Repeat the records below exactly, from the first line through the line containing "from bokeh.core.properties import value", and leave out any pictures.

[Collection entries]
──────

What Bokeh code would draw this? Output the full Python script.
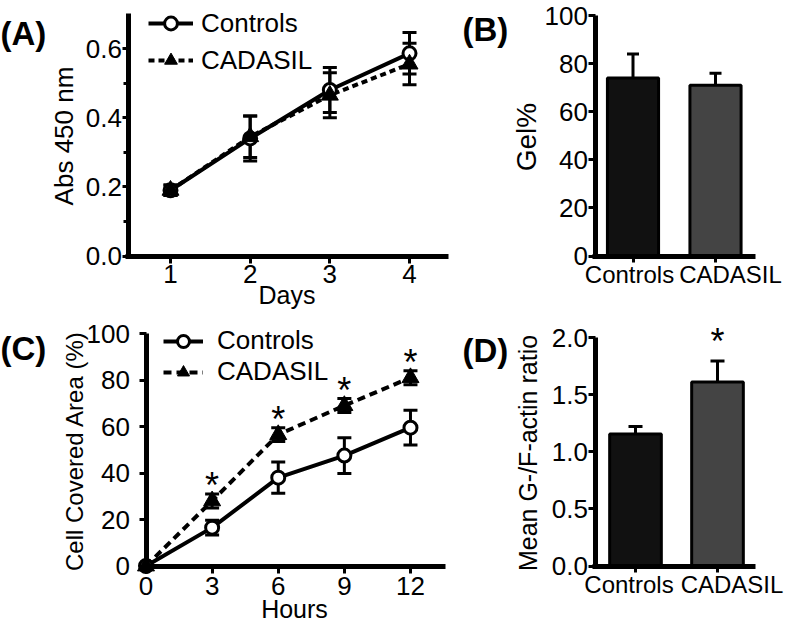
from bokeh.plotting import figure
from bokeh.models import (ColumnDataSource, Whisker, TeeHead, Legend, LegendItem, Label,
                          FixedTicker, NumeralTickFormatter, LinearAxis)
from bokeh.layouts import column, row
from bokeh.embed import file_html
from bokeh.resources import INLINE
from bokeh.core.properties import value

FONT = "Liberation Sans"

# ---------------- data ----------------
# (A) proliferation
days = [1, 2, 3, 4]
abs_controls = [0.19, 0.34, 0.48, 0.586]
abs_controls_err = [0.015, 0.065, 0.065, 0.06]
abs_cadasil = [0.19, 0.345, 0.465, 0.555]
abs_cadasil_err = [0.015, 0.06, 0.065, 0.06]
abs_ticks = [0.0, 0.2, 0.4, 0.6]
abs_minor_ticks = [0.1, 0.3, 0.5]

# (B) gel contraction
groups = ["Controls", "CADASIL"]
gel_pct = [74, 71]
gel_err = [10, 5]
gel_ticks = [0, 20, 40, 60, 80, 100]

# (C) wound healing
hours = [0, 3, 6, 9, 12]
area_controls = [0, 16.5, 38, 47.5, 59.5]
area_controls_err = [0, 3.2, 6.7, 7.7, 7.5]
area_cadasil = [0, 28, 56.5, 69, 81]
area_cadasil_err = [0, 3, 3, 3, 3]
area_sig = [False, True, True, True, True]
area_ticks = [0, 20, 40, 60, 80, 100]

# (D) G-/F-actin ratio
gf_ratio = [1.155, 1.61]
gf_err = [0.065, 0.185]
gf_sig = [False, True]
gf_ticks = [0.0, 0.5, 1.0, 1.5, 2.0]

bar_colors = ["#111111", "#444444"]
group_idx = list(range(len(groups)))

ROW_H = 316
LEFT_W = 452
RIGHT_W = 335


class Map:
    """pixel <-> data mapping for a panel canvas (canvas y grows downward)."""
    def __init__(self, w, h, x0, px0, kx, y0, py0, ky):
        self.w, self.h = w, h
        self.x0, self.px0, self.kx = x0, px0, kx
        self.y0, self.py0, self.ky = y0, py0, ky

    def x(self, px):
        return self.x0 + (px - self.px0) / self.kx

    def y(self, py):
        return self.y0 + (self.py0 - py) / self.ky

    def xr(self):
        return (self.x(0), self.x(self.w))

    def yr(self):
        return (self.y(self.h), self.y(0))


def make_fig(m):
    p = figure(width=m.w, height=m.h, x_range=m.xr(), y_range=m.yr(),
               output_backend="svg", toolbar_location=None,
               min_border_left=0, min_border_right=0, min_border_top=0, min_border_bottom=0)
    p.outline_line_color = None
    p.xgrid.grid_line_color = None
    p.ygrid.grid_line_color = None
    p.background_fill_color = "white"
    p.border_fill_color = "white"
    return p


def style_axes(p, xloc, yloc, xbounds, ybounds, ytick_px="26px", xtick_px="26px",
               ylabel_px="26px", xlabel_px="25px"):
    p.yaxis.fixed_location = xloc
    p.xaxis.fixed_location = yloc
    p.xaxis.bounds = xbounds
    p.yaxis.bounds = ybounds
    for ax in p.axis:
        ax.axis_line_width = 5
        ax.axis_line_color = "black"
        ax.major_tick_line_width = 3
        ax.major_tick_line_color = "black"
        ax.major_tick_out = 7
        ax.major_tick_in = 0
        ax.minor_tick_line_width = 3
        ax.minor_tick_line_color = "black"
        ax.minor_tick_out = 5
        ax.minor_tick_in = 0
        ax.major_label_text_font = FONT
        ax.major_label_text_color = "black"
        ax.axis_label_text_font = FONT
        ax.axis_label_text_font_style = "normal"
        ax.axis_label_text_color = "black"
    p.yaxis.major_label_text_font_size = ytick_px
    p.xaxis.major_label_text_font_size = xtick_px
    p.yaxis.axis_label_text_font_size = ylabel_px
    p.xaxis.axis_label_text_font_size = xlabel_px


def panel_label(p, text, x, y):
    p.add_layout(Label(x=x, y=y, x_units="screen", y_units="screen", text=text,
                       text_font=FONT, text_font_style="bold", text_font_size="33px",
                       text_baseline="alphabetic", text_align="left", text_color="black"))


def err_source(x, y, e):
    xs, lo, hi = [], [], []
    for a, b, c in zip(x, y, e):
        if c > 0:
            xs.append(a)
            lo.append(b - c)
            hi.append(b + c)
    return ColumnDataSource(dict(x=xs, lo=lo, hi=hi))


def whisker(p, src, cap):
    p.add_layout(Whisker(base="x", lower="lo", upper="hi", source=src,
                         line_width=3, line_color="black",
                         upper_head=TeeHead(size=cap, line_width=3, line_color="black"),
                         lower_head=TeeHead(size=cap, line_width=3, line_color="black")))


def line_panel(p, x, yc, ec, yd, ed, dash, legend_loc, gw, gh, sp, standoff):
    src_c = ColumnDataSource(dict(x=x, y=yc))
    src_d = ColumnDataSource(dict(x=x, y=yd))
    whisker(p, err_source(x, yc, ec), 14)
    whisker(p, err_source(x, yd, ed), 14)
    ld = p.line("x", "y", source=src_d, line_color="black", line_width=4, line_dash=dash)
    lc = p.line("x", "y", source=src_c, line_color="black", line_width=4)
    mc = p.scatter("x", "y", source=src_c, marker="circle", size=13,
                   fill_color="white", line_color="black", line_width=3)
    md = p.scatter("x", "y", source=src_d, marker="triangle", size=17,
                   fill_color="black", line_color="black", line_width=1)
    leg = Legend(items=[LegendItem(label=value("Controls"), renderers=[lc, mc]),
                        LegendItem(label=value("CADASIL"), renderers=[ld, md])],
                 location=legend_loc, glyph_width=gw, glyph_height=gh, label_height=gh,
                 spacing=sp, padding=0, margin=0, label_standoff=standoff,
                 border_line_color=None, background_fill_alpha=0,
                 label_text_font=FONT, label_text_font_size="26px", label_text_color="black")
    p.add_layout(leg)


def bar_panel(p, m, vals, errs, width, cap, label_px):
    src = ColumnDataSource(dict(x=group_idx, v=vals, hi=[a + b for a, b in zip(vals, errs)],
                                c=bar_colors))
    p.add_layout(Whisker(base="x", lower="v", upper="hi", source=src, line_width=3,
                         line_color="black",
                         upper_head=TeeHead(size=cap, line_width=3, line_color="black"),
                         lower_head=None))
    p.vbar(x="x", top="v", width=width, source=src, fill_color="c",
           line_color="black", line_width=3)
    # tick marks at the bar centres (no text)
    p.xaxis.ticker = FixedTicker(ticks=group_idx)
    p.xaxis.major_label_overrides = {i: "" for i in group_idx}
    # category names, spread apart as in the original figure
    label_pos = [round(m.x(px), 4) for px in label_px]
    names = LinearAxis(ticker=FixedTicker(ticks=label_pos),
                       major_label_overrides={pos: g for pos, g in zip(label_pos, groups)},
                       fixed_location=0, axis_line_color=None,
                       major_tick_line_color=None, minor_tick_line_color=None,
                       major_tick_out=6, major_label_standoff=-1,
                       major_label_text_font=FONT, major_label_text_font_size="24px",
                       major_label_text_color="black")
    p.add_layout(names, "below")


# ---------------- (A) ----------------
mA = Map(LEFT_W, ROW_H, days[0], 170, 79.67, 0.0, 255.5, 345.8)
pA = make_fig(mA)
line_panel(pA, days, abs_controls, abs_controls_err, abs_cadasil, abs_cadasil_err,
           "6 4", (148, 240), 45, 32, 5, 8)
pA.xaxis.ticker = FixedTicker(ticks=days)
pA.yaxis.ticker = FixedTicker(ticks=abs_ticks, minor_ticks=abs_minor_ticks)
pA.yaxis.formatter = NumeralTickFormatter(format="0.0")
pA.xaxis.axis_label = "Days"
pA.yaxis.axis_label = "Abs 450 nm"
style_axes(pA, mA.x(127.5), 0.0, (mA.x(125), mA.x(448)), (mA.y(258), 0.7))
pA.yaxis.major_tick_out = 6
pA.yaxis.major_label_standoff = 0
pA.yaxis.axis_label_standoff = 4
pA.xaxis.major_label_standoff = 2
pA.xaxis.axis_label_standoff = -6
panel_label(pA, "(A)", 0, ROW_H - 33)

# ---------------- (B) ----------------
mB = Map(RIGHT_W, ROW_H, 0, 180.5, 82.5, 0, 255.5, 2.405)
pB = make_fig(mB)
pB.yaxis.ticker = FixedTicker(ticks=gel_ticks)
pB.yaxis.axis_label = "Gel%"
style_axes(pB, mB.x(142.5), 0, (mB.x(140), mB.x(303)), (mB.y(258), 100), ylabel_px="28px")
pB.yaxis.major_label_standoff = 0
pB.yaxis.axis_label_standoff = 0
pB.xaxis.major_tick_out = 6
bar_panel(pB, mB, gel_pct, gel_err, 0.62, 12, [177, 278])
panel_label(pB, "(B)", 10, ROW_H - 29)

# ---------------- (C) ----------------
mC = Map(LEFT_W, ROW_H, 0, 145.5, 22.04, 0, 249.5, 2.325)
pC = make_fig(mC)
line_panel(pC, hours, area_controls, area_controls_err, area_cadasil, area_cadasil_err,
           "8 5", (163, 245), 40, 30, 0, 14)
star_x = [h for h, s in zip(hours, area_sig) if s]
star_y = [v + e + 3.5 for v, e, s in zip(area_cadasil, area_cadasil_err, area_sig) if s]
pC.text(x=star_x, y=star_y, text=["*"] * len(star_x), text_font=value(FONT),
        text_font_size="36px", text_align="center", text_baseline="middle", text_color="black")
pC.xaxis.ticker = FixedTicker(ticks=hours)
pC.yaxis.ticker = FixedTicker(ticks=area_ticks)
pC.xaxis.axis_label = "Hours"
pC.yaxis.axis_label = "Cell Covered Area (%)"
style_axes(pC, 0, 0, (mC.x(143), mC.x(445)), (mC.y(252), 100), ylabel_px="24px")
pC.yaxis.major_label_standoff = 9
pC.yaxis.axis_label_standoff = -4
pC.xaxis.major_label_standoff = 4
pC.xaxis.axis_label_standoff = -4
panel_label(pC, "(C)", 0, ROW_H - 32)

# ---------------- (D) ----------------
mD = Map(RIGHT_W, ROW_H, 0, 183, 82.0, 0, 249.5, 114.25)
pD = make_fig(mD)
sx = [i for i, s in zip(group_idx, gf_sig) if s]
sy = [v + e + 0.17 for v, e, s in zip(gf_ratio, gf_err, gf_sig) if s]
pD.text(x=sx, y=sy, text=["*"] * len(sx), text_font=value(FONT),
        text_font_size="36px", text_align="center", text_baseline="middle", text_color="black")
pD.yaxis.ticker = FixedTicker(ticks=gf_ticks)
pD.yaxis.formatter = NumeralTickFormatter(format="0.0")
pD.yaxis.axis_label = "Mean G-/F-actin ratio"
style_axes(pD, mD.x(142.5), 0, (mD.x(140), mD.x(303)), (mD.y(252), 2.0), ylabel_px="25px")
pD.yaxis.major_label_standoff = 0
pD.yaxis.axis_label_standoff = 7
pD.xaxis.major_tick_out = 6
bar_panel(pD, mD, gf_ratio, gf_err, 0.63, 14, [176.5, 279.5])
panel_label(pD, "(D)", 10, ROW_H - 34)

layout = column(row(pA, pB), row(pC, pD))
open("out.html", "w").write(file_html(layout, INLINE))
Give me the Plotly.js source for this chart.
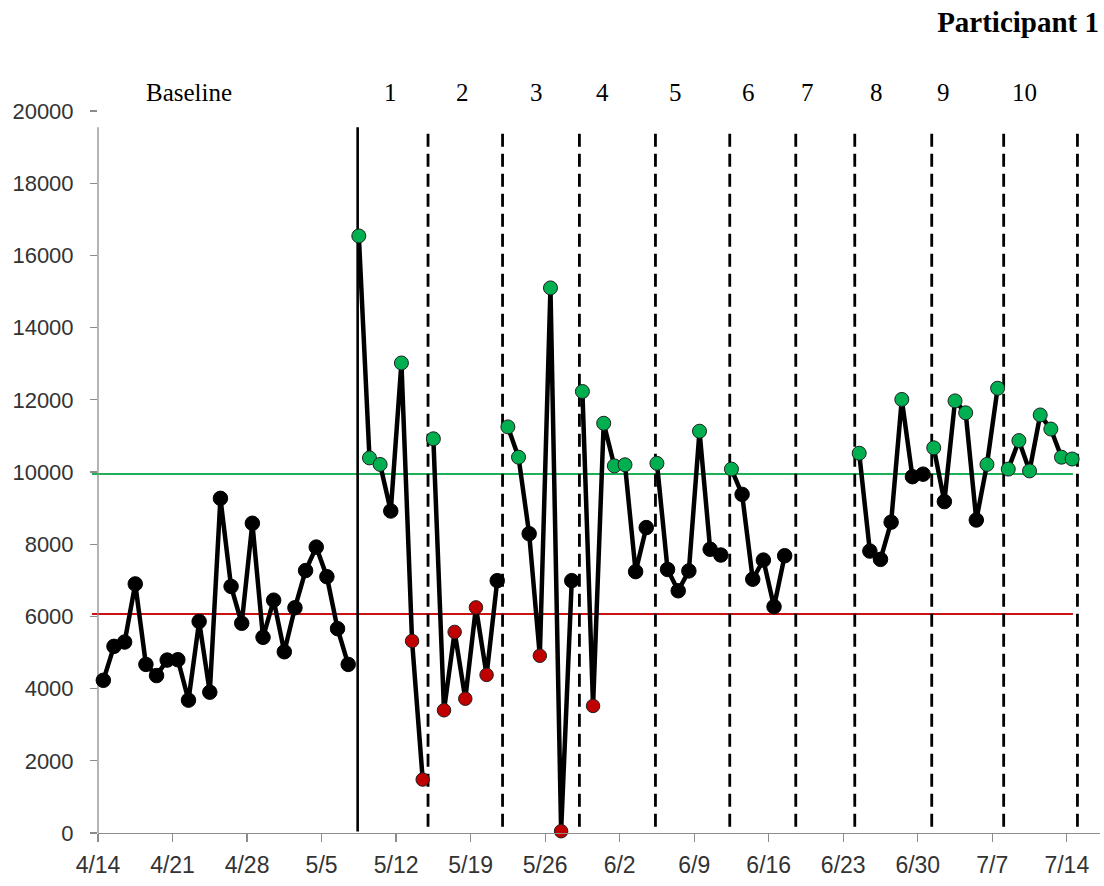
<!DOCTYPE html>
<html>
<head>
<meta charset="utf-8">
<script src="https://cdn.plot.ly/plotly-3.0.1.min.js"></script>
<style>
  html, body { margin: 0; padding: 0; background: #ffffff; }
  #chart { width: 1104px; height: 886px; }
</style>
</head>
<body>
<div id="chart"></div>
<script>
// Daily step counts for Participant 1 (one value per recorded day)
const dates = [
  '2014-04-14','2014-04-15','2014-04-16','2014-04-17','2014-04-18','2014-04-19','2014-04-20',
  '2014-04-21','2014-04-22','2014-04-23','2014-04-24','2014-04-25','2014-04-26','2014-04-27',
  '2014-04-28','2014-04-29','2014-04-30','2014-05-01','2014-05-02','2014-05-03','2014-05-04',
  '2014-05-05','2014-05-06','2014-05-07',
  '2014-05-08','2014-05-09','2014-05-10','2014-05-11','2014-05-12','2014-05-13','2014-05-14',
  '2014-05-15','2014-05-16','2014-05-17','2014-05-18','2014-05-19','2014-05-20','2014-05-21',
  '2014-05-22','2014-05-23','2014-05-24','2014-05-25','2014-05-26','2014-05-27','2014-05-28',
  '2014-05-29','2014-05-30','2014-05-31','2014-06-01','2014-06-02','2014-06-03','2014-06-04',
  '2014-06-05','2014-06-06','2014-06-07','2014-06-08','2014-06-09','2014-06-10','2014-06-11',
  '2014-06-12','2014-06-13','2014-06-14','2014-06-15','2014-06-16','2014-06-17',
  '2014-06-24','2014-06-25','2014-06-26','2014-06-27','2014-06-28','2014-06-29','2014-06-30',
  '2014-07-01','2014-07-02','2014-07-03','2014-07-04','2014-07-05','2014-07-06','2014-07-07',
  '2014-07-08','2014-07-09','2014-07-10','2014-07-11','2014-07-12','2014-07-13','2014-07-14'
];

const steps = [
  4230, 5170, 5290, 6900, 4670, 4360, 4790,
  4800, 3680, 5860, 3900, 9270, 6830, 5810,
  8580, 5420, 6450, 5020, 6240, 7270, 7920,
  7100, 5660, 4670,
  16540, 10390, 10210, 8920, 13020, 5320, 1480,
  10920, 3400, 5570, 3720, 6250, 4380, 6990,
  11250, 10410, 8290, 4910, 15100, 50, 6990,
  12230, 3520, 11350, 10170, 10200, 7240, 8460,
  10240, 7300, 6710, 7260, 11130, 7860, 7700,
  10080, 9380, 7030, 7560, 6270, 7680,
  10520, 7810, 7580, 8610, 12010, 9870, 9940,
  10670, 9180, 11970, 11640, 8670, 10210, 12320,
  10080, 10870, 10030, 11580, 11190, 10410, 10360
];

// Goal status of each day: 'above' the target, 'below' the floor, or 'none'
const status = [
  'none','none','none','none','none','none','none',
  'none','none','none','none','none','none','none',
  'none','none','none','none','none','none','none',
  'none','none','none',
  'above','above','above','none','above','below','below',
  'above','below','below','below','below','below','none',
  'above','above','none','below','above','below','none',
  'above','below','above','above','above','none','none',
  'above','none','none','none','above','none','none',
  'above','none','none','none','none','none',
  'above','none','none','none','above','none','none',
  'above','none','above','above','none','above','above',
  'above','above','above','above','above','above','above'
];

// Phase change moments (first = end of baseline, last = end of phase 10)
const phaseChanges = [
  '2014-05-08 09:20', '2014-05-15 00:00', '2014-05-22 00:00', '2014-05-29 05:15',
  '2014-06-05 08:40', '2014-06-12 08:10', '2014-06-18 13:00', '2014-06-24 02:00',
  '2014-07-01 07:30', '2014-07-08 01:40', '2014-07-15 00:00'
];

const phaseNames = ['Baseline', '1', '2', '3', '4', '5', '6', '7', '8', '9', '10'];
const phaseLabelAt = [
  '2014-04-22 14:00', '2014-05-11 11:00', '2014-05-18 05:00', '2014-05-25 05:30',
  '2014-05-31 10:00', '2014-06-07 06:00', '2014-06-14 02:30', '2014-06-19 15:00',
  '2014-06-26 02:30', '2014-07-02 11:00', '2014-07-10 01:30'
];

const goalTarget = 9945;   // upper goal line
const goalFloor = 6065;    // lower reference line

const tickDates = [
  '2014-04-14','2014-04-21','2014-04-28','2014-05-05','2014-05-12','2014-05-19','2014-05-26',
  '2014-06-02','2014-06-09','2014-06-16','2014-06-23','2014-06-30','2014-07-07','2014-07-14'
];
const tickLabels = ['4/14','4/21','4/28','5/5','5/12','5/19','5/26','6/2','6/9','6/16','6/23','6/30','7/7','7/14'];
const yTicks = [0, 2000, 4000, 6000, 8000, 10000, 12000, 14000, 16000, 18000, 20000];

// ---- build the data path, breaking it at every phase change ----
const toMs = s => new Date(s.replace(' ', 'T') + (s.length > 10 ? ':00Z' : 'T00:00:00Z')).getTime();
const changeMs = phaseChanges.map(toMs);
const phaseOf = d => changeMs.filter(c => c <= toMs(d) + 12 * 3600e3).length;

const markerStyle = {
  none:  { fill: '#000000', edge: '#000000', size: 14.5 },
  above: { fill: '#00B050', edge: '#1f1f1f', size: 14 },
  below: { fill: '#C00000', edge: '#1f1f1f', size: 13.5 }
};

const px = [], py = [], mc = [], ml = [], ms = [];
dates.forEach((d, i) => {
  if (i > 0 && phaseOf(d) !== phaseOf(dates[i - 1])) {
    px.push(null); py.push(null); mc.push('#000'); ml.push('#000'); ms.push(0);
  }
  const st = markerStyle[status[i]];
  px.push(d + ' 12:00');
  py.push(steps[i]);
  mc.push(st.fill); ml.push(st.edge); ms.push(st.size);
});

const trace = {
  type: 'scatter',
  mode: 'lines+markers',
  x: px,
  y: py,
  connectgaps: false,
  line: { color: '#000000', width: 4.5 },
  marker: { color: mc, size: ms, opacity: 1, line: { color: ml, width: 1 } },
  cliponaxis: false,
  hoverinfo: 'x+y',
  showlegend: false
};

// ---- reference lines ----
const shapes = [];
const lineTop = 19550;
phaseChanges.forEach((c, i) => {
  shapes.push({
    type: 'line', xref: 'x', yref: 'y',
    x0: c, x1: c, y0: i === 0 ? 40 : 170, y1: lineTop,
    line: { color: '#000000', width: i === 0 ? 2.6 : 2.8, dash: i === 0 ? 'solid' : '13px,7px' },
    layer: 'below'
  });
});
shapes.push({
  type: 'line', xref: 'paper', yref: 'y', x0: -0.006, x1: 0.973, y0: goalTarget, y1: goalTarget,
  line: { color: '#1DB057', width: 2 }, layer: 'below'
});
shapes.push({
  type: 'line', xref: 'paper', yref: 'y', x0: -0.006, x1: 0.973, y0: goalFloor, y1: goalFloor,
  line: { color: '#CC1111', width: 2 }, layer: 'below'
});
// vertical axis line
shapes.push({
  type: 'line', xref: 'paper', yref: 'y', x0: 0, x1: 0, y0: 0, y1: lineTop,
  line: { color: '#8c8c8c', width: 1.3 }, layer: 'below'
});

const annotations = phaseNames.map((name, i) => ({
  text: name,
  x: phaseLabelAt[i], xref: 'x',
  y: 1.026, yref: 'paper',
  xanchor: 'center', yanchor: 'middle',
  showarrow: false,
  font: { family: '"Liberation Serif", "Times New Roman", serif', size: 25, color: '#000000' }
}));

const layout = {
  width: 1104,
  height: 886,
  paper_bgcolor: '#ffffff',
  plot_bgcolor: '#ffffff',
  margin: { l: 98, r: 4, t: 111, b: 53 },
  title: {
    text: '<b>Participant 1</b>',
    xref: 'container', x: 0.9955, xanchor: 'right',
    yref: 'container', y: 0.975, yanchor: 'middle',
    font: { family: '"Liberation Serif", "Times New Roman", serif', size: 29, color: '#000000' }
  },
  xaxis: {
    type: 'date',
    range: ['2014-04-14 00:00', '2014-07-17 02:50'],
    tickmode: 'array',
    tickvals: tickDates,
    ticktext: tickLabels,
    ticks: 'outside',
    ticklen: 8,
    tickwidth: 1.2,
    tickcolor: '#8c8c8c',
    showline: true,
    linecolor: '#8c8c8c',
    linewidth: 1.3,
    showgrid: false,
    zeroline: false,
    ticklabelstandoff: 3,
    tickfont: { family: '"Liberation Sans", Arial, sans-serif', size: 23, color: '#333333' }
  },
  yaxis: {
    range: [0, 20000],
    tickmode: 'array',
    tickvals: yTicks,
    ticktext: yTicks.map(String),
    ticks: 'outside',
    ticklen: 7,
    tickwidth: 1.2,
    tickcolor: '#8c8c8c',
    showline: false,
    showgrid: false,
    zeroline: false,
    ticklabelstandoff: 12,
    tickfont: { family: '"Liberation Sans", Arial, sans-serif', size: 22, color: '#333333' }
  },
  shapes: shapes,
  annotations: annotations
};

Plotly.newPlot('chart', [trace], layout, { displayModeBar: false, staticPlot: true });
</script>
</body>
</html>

──────

- **Full solution**
What Bokeh code would draw this? Output the full Python script.
from bokeh.plotting import figure
from bokeh.models import (ColumnDataSource, Whisker, TeeHead, Legend, LegendItem, Label,
                          FixedTicker, NumeralTickFormatter, LinearAxis)
from bokeh.layouts import column, row
from bokeh.embed import file_html
from bokeh.resources import INLINE
from bokeh.core.properties import value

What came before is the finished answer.